*WORK TO BE COMPLETED:* Write the data below out exactly as it stands. Do not include the pictures.

## begin MATERIAL PROVIDED

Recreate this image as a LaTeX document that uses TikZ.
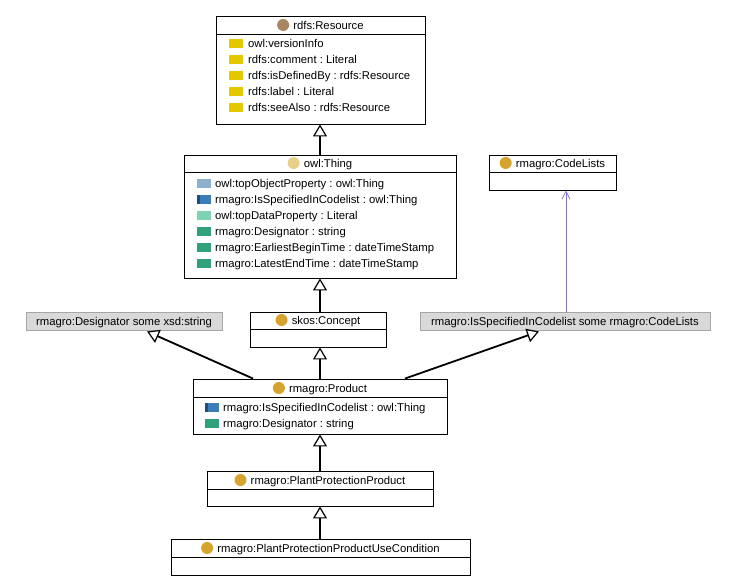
\documentclass[tikz,border=0pt]{standalone}
\usepackage{fontspec}
\setmainfont{Liberation Sans}
\usetikzlibrary{arrows.meta,calc}
\frenchspacing
\definecolor{propyel}{HTML}{E3C800}
\definecolor{objlight}{HTML}{8DB0CC}
\definecolor{objblue}{HTML}{3A7DB8}
\definecolor{objdark}{HTML}{1E4F7C}
\definecolor{datalight}{HTML}{7ED4B2}
\definecolor{datagreen}{HTML}{2FA27A}
\definecolor{resbrown}{HTML}{A88662}
\definecolor{thingyel}{HTML}{E8D088}
\definecolor{classgold}{HTML}{D6A42C}
\definecolor{restrgray}{HTML}{D9D9D9}
\definecolor{restredge}{HTML}{A6A6A6}
\definecolor{linkblue}{HTML}{7F74D6}
\tikzset{
  classbox/.style={draw=black, line width=0.9pt, fill=white, rectangle, inner sep=0pt},
  restrbox/.style={draw=restredge, line width=0.9pt, fill=restrgray, rectangle, inner sep=0pt, minimum height=18pt},
  txt/.style={inner sep=0pt, anchor=base west, text=black},
  hdr/.style={inner sep=0pt, anchor=base, text=black},
  gen/.style={line width=1.8pt, -{Triangle[open, length=12pt, width=14pt, line width=1.2pt]}},
  link/.style={line width=0.7pt, draw=linkblue, -{Straight Barb[length=8pt, width=8pt, line width=0.7pt]}},
  sep/.style={line width=0.9pt, black}
}
\newcommand{\propicon}[3]{\fill[#3] (#1,#2-4.5) rectangle (#1+14,#2+4.5);}
\begin{document}
\begin{tikzpicture}[x=1pt, y=-1pt, font=\fontsize{11.3}{13}\selectfont]
\useasboundingbox[fill=white] (0,0) rectangle (729,587);

% ---------- rdfs:Resource ----------
\node[classbox, minimum width=209pt, minimum height=108pt] (res) at (320.5,70) {};
\draw[sep] (216,34) -- (425,34);
\node[hdr] (resh) at (328.5,29) {rdfs:Resource};
\fill[resbrown] ($(resh.base west)+(-10,-4)$) circle (6);
\propicon{229}{43}{propyel}
\node[txt] (r1) at (248,47) {owl:versionInfo};
\propicon{229}{59}{propyel}
\node[txt] (r2) at (248,63) {rdfs:comment : Literal};
\propicon{229}{75}{propyel}
\node[txt] (r3) at (248,79) {rdfs:isDefinedBy : rdfs:Resource};
\propicon{229}{91}{propyel}
\node[txt] (r4) at (248,95) {rdfs:label : Literal};
\propicon{229}{107}{propyel}
\node[txt] (r5) at (248,111) {rdfs:seeAlso : rdfs:Resource};

% ---------- owl:Thing ----------
\node[classbox, minimum width=272pt, minimum height=123pt] (thing) at (320,216.5) {};
\draw[sep] (184,172) -- (456,172);
\node[hdr] (thingh) at (328,167) {owl:Thing};
\fill[thingyel] ($(thingh.base west)+(-10,-4)$) circle (6);
\propicon{197}{183}{objlight}
\node[txt] (t1) at (215,187) {owl:topObjectProperty : owl:Thing};
\propicon{197}{199}{objblue}
\fill[objdark] (197,199-4.5) rectangle (200,199+4.5);
\node[txt] (t2) at (215,203) {rmagro:IsSpecifiedInCodelist : owl:Thing};
\propicon{197}{215}{datalight}
\node[txt] (t3) at (215,219) {owl:topDataProperty : Literal};
\propicon{197}{231}{datagreen}
\node[txt] (t4) at (215,235) {rmagro:Designator : string};
\propicon{197}{247}{datagreen}
\node[txt] (t5) at (215,251) {rmagro:EarliestBeginTime : dateTimeStamp};
\propicon{197}{263}{datagreen}
\node[txt] (t6) at (215,267) {rmagro:LatestEndTime : dateTimeStamp};

% ---------- rmagro:CodeLists ----------
\node[classbox, minimum width=127pt, minimum height=35pt] (cl) at (552.5,172.5) {};
\draw[sep] (489,172) -- (616,172);
\node[hdr] (clh) at (560.5,167) {rmagro:CodeLists};
\fill[classgold] ($(clh.base west)+(-10,-4)$) circle (6);

% ---------- restrictions ----------
\node[restrbox, minimum width=196pt] (des) at (124,321) {};
\node[hdr] (desh) at (124,325) {rmagro:Designator some xsd:string};
\node[restrbox, minimum width=290pt] (isspec) at (565,321) {};
\node[hdr] (isspech) at (565,325) {rmagro:IsSpecifiedInCodelist some rmagro:CodeLists};

% ---------- skos:Concept ----------
\node[classbox, minimum width=136pt, minimum height=35pt] (skos) at (318,329.5) {};
\draw[sep] (250,329) -- (386,329);
\node[hdr] (skosh) at (326,324) {skos:Concept};
\fill[classgold] ($(skosh.base west)+(-10,-4)$) circle (6);

% ---------- rmagro:Product ----------
\node[classbox, minimum width=254pt, minimum height=55pt] (prod) at (320,406.5) {};
\draw[sep] (193,397) -- (447,397);
\node[hdr] (prodh) at (328,392) {rmagro:Product};
\fill[classgold] ($(prodh.base west)+(-10,-4)$) circle (6);
\propicon{205}{407}{objblue}
\fill[objdark] (205,407-4.5) rectangle (208,407+4.5);
\node[txt] (p1) at (223,411) {rmagro:IsSpecifiedInCodelist : owl:Thing};
\propicon{205}{423}{datagreen}
\node[txt] (p2) at (223,427) {rmagro:Designator : string};

% ---------- PlantProtectionProduct ----------
\node[classbox, minimum width=226pt, minimum height=35pt] (ppp) at (320,488.5) {};
\draw[sep] (207,489) -- (433,489);
\node[hdr] (ppph) at (328,484) {rmagro:PlantProtectionProduct};
\fill[classgold] ($(ppph.base west)+(-10,-4)$) circle (6);

% ---------- PlantProtectionProductUseCondition ----------
\node[classbox, minimum width=299pt, minimum height=36pt] (pppuc) at (320.5,557) {};
\draw[sep] (171,557) -- (470,557);
\node[hdr] (pppuch) at (328.5,552) {rmagro:PlantProtectionProductUseCondition};
\fill[classgold] ($(pppuch.base west)+(-10,-4)$) circle (6);

% ---------- connectors ----------
\draw[gen] (thing.north) -- (thing.north |- res.south);
\draw[gen] (skos.north -| thing.south) -- (thing.south);
\draw[gen] (prod.north) -- (prod.north |- skos.south);
\draw[gen] ([xshift=-67pt]prod.north) -- ([xshift=23pt,yshift=-1pt]des.south);
\draw[gen] ([xshift=85pt]prod.north) -- ([xshift=-26pt,yshift=-1pt]isspec.south);
\draw[gen] (ppp.north) -- (ppp.north |- prod.south);
\draw[gen] (pppuc.north -| ppp.south) -- (ppp.south);
\draw[link] ([xshift=1pt]isspec.north) -- ([xshift=1pt]isspec.north |- cl.south);
\end{tikzpicture}
\end{document}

## end MATERIAL PROVIDED

*THE ANSWER:*
Recreate this image as a LaTeX document that uses TikZ.
\documentclass[tikz,border=0pt]{standalone}
\usepackage{fontspec}
\setmainfont{Liberation Sans}
\usetikzlibrary{arrows.meta,calc}
\frenchspacing
\definecolor{propyel}{HTML}{E3C800}
\definecolor{objlight}{HTML}{8DB0CC}
\definecolor{objblue}{HTML}{3A7DB8}
\definecolor{objdark}{HTML}{1E4F7C}
\definecolor{datalight}{HTML}{7ED4B2}
\definecolor{datagreen}{HTML}{2FA27A}
\definecolor{resbrown}{HTML}{A88662}
\definecolor{thingyel}{HTML}{E8D088}
\definecolor{classgold}{HTML}{D6A42C}
\definecolor{restrgray}{HTML}{D9D9D9}
\definecolor{restredge}{HTML}{A6A6A6}
\definecolor{linkblue}{HTML}{7F74D6}
\tikzset{
  classbox/.style={draw=black, line width=0.9pt, fill=white, rectangle, inner sep=0pt},
  restrbox/.style={draw=restredge, line width=0.9pt, fill=restrgray, rectangle, inner sep=0pt, minimum height=18pt},
  txt/.style={inner sep=0pt, anchor=base west, text=black},
  hdr/.style={inner sep=0pt, anchor=base, text=black},
  gen/.style={line width=1.8pt, -{Triangle[open, length=12pt, width=14pt, line width=1.2pt]}},
  link/.style={line width=0.7pt, draw=linkblue, -{Straight Barb[length=8pt, width=8pt, line width=0.7pt]}},
  sep/.style={line width=0.9pt, black}
}
\newcommand{\propicon}[3]{\fill[#3] (#1,#2-4.5) rectangle (#1+14,#2+4.5);}
\begin{document}
\begin{tikzpicture}[x=1pt, y=-1pt, font=\fontsize{11.3}{13}\selectfont]
\useasboundingbox[fill=white] (0,0) rectangle (729,587);

% ---------- rdfs:Resource ----------
\node[classbox, minimum width=209pt, minimum height=108pt] (res) at (320.5,70) {};
\draw[sep] (216,34) -- (425,34);
\node[hdr] (resh) at (328.5,29) {rdfs:Resource};
\fill[resbrown] ($(resh.base west)+(-10,-4)$) circle (6);
\propicon{229}{43}{propyel}
\node[txt] (r1) at (248,47) {owl:versionInfo};
\propicon{229}{59}{propyel}
\node[txt] (r2) at (248,63) {rdfs:comment : Literal};
\propicon{229}{75}{propyel}
\node[txt] (r3) at (248,79) {rdfs:isDefinedBy : rdfs:Resource};
\propicon{229}{91}{propyel}
\node[txt] (r4) at (248,95) {rdfs:label : Literal};
\propicon{229}{107}{propyel}
\node[txt] (r5) at (248,111) {rdfs:seeAlso : rdfs:Resource};

% ---------- owl:Thing ----------
\node[classbox, minimum width=272pt, minimum height=123pt] (thing) at (320,216.5) {};
\draw[sep] (184,172) -- (456,172);
\node[hdr] (thingh) at (328,167) {owl:Thing};
\fill[thingyel] ($(thingh.base west)+(-10,-4)$) circle (6);
\propicon{197}{183}{objlight}
\node[txt] (t1) at (215,187) {owl:topObjectProperty : owl:Thing};
\propicon{197}{199}{objblue}
\fill[objdark] (197,199-4.5) rectangle (200,199+4.5);
\node[txt] (t2) at (215,203) {rmagro:IsSpecifiedInCodelist : owl:Thing};
\propicon{197}{215}{datalight}
\node[txt] (t3) at (215,219) {owl:topDataProperty : Literal};
\propicon{197}{231}{datagreen}
\node[txt] (t4) at (215,235) {rmagro:Designator : string};
\propicon{197}{247}{datagreen}
\node[txt] (t5) at (215,251) {rmagro:EarliestBeginTime : dateTimeStamp};
\propicon{197}{263}{datagreen}
\node[txt] (t6) at (215,267) {rmagro:LatestEndTime : dateTimeStamp};

% ---------- rmagro:CodeLists ----------
\node[classbox, minimum width=127pt, minimum height=35pt] (cl) at (552.5,172.5) {};
\draw[sep] (489,172) -- (616,172);
\node[hdr] (clh) at (560.5,167) {rmagro:CodeLists};
\fill[classgold] ($(clh.base west)+(-10,-4)$) circle (6);

% ---------- restrictions ----------
\node[restrbox, minimum width=196pt] (des) at (124,321) {};
\node[hdr] (desh) at (124,325) {rmagro:Designator some xsd:string};
\node[restrbox, minimum width=290pt] (isspec) at (565,321) {};
\node[hdr] (isspech) at (565,325) {rmagro:IsSpecifiedInCodelist some rmagro:CodeLists};

% ---------- skos:Concept ----------
\node[classbox, minimum width=136pt, minimum height=35pt] (skos) at (318,329.5) {};
\draw[sep] (250,329) -- (386,329);
\node[hdr] (skosh) at (326,324) {skos:Concept};
\fill[classgold] ($(skosh.base west)+(-10,-4)$) circle (6);

% ---------- rmagro:Product ----------
\node[classbox, minimum width=254pt, minimum height=55pt] (prod) at (320,406.5) {};
\draw[sep] (193,397) -- (447,397);
\node[hdr] (prodh) at (328,392) {rmagro:Product};
\fill[classgold] ($(prodh.base west)+(-10,-4)$) circle (6);
\propicon{205}{407}{objblue}
\fill[objdark] (205,407-4.5) rectangle (208,407+4.5);
\node[txt] (p1) at (223,411) {rmagro:IsSpecifiedInCodelist : owl:Thing};
\propicon{205}{423}{datagreen}
\node[txt] (p2) at (223,427) {rmagro:Designator : string};

% ---------- PlantProtectionProduct ----------
\node[classbox, minimum width=226pt, minimum height=35pt] (ppp) at (320,488.5) {};
\draw[sep] (207,489) -- (433,489);
\node[hdr] (ppph) at (328,484) {rmagro:PlantProtectionProduct};
\fill[classgold] ($(ppph.base west)+(-10,-4)$) circle (6);

% ---------- PlantProtectionProductUseCondition ----------
\node[classbox, minimum width=299pt, minimum height=36pt] (pppuc) at (320.5,557) {};
\draw[sep] (171,557) -- (470,557);
\node[hdr] (pppuch) at (328.5,552) {rmagro:PlantProtectionProductUseCondition};
\fill[classgold] ($(pppuch.base west)+(-10,-4)$) circle (6);

% ---------- connectors ----------
\draw[gen] (thing.north) -- (thing.north |- res.south);
\draw[gen] (skos.north -| thing.south) -- (thing.south);
\draw[gen] (prod.north) -- (prod.north |- skos.south);
\draw[gen] ([xshift=-67pt]prod.north) -- ([xshift=23pt,yshift=-1pt]des.south);
\draw[gen] ([xshift=85pt]prod.north) -- ([xshift=-26pt,yshift=-1pt]isspec.south);
\draw[gen] (ppp.north) -- (ppp.north |- prod.south);
\draw[gen] (pppuc.north -| ppp.south) -- (ppp.south);
\draw[link] ([xshift=1pt]isspec.north) -- ([xshift=1pt]isspec.north |- cl.south);
\end{tikzpicture}
\end{document}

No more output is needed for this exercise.